Righty: The glorification of African culture is just a transparent attempt by disaffected black intellectuals to further discredit our European heritage and weave a web of self-aggrandizing myths and lies around their primitive culture. Let’s get real: how can you compare tribal masks to the Sistine Chapel ceiling? Afrocentrists even have the audacity to claim the ancient Egyptians as ancestors of today’s African Americans, when everyone knows the Egyptians weren’t black. Afrocentrists are clearly desperate to find some evidence of distinction in their past, but their efforts are either self-deluding or plainly dishonest. To make matters worse, they’re actually teaching this drivel in schools today. What about teaching black kids how to read and write so they don’t end up as angry, drug-dealing street thugs or unwed teenage mothers?
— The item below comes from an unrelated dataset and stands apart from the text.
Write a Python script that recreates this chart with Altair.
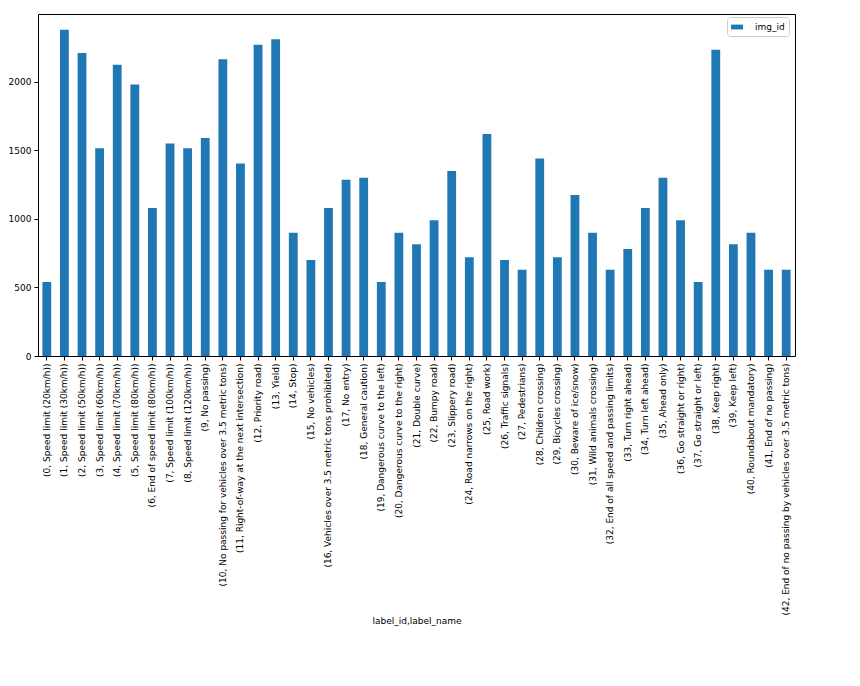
import altair as alt
import pandas as pd

label_ids = list(range(43))
label_names = [
    "Speed limit (20km/h)", "Speed limit (30km/h)", "Speed limit (50km/h)",
    "Speed limit (60km/h)", "Speed limit (70km/h)", "Speed limit (80km/h)",
    "End of speed limit (80km/h)", "Speed limit (100km/h)", "Speed limit (120km/h)",
    "No passing", "No passing for vehicles over 3.5 metric tons",
    "Right-of-way at the next intersection", "Priority road", "Yield", "Stop",
    "No vehicles", "Vehicles over 3.5 metric tons prohibited", "No entry",
    "General caution", "Dangerous curve to the left", "Dangerous curve to the right",
    "Double curve", "Bumpy road", "Slippery road", "Road narrows on the right",
    "Road work", "Traffic signals", "Pedestrians", "Children crossing",
    "Bicycles crossing", "Beware of ice/snow", "Wild animals crossing",
    "End of all speed and passing limits", "Turn right ahead", "Turn left ahead",
    "Ahead only", "Go straight or right", "Go straight or left", "Keep right",
    "Keep left", "Roundabout mandatory", "End of no passing",
    "End of no passing by vehicles over 3.5 metric tons",
]
img_counts = [
    540, 2380, 2210, 1515, 2125, 1980, 1080, 1550, 1515, 1590,
    2165, 1405, 2270, 2310, 900, 700, 1080, 1285, 1300, 540,
    900, 815, 990, 1350, 720, 1620, 700, 630, 1440, 720,
    1175, 900, 630, 780, 1080, 1300, 990, 540, 2235, 815,
    900, 630, 630,
]

labels = [f"({i}, {n})" for i, n in zip(label_ids, label_names)]
df = pd.DataFrame({"label": labels, "img_id": img_counts})

FONT = "DejaVu Sans"
FS = 9

chart = (
    alt.Chart(df)
    .transform_calculate(series="'img_id'")
    .mark_bar(color="#1f77b4")
    .encode(
        x=alt.X(
            "label:N",
            sort=labels,
            scale=alt.Scale(paddingInner=0.5, paddingOuter=0.25),
            axis=alt.Axis(
                title="label_id,label_name",
                labelAngle=270,
                labelFontSize=FS,
                labelColor="#000000",
                labelPadding=3,
                tickColor="#000000",
                tickSize=4,
                domain=False,
                titleFontSize=FS,
                titleFontWeight="normal",
                titleColor="#000000",
                titleBaseline="top",
                titleY=260,
                labelLimit=0,
            ),
        ),
        y=alt.Y(
            "img_id:Q",
            scale=alt.Scale(domain=[0, 2495], nice=False),
            axis=alt.Axis(
                title=None,
                values=[0, 500, 1000, 1500, 2000],
                format="d",
                grid=False,
                domain=False,
                labelFontSize=FS,
                labelColor="#000000",
                tickColor="#000000",
                tickSize=4,
                labelPadding=3,
            ),
        ),
        color=alt.Color(
            "series:N",
            scale=alt.Scale(domain=["img_id"], range=["#1f77b4"]),
            legend=alt.Legend(
                title=None,
                orient="none",
                legendX=689,
                legendY=3,
                symbolType="M-1,-0.4L1,-0.4L1,0.4L-1,0.4Z",
                symbolSize=144,
                symbolStrokeWidth=0,
                labelOffset=12,
                labelFontSize=FS,
                labelColor="#000000",
                labelFont=FONT,
                strokeColor="#cccccc",
                fillColor="#ffffff",
                cornerRadius=3,
                padding=4,
            ),
        ),
    )
    .properties(
        width=757,
        height=342,
        autosize=alt.AutoSizeParams(type="none"),
        padding={"left": 38, "top": 14, "right": 65, "bottom": 330},
    )
    .configure(font=FONT)
    .configure_view(stroke="#000000", strokeWidth=1)
    .configure_axis(labelFont=FONT, titleFont=FONT)
)

chart.save("out.html", embed_options={"renderer": "svg", "actions": False})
Lefty: Africa was the birthplace of humankind and home to the most ancient civilization on the planet. Africans built the pyramids and the Sphinx; they created brilliant works of art while Europeans huddled over peat fires to warm their sorry backsides. Systematically excluded from our racist school curricula until now, Africa has re-emerged as the cultural focal point in restoring pride and dignity to millions of African-American students — the descendants of enslaved Africans who had been blatantly deprived of their cultural birthright for centuries.
The New Moderate:
African history and culture are worth studying, but so is everyone’s heritage. All world history courses (and world history must become a requirement in all public schools) should include a segment on Africa — as well as on Europe, the Middle East, India, China, Latin America (you get the picture).
The Afrocentrists’ emphasis on the glories of their African heritage might boost the self-esteem of underachieving black kids, and that’s a worthy goal. But at what price? Dismissal of (and hostility toward) European history as little more than a chronicle of systematic imperialist exploitation? Further self-ghettoization of the already ghettoized African American community? The creation of a narcissistic cultural identity that clouds reality with wishful half-truths? (Yes, the ancient Egyptians were African; no, they weren’t black.)
The cultivation of a mythic Afrocentric world-view, like the invented holiday Kwanzaa, springs from noble intentions but will only dig a deeper gulf between the black community and the rest of American society. Include African history and folk traditions in every social studies curriculum, definitely — but teach it accurately, and don’t make it the focal point of a black child’s education. With slavery and Jim Crow dead and buried, black separatism should join them in the cultural graveyard.
Should American blacks take pride in their African heritage? Absolutely. With a passion. Do they need to connect with Africa in order to feel good about themselves and their achievements? Absolutely not. What a sad idea. African Americans need no validation from another continent. A four-century history of suffering and redemption on these shores is validation enough. African Americans are, above all else, quintessentially American, and they have an abundance of American heroes to admire. In a New Moderate’s utopia, some of those heroes might even be white.
Summary: Afrocentrism is a well-intentioned but divisive influence. Include African history in social studies courses, but keep it free of dogma and don’t make it the core of a black child’s education.